In a society that prizes independence and is largely centered around doing things yourself, many people have trouble asking for help. But asking for help is a skill, and that skill becomes even more important after a cancer diagnosis.

Many people with cancer are used to taking care of others and putting their own needs last, so shifting their behavior to receive help can be difficult. They may struggle and feel discomfort with giving up control over certain aspects of life and letting others act on their behalf.

When you or someone you care about is diagnosed with cancer, some of your attitudes about independence may need to shift. And, in fact, accepting help means that you understand how to prioritize, how to be present, and how to show gratitude. It is also important to realize that accepting help from your friends and family allows your loved ones to feel useful in a situation where they often feel helpless, and letting them help you is an act of kindness.

There are a few ways to make accepting help during cancer easier, including:

  • When people offer help, accept it. It is great to be prepared with specific suggestions such as getting assistance with childcare, lawn work, running errands, or preparing meals.

  • Make use of digital tools. You can use group texts or social media to ask for help. Often these are useful because they can take away the awkwardness you may feel when you ask for help.

  • Give up some control and accept imperfection. A difficult part of relying on others is that they may do things differently from you.
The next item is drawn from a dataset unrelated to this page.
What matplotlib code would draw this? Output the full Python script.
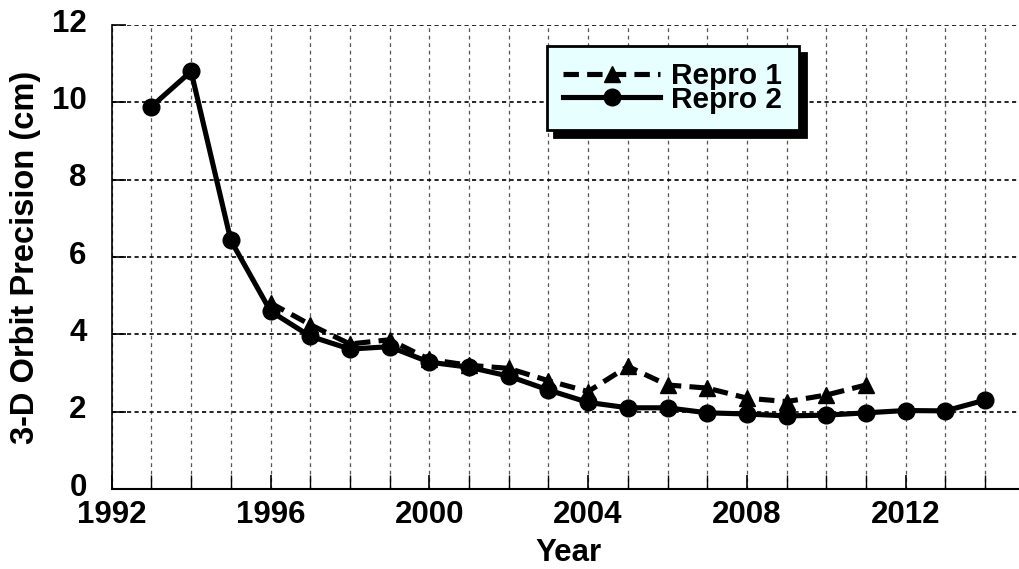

But it is important to focus on the fact that things are still getting done and that you have supportive people in your life who want to help you.

  • Keep a list of fun things to do with your loved ones. Take a walk, enjoy a snack, or play a game with someone who wants to help. You need these opportunities to be with the ones you care about, too.

Sometimes, you may need to remind yourself that you can’t control how people respond to a request for help. Some people may be too busy to help. Others may agree to help and not keep their word. And, although this may feel disappointing, it is important to recognize that the vast majority of people do want to help during a cancer diagnosis.

Asking for help after a cancer diagnosis can certainly be difficult. You may feel like you have lost control over aspects of your life or feel like you are a burden. But remember, the supportive and generous people in your life want to help lessen cancer’s toll on you. In fact, knowing when to ask for help is a sign of strength and self-awareness, and it can often be a lasting act of kindness to the ones you love.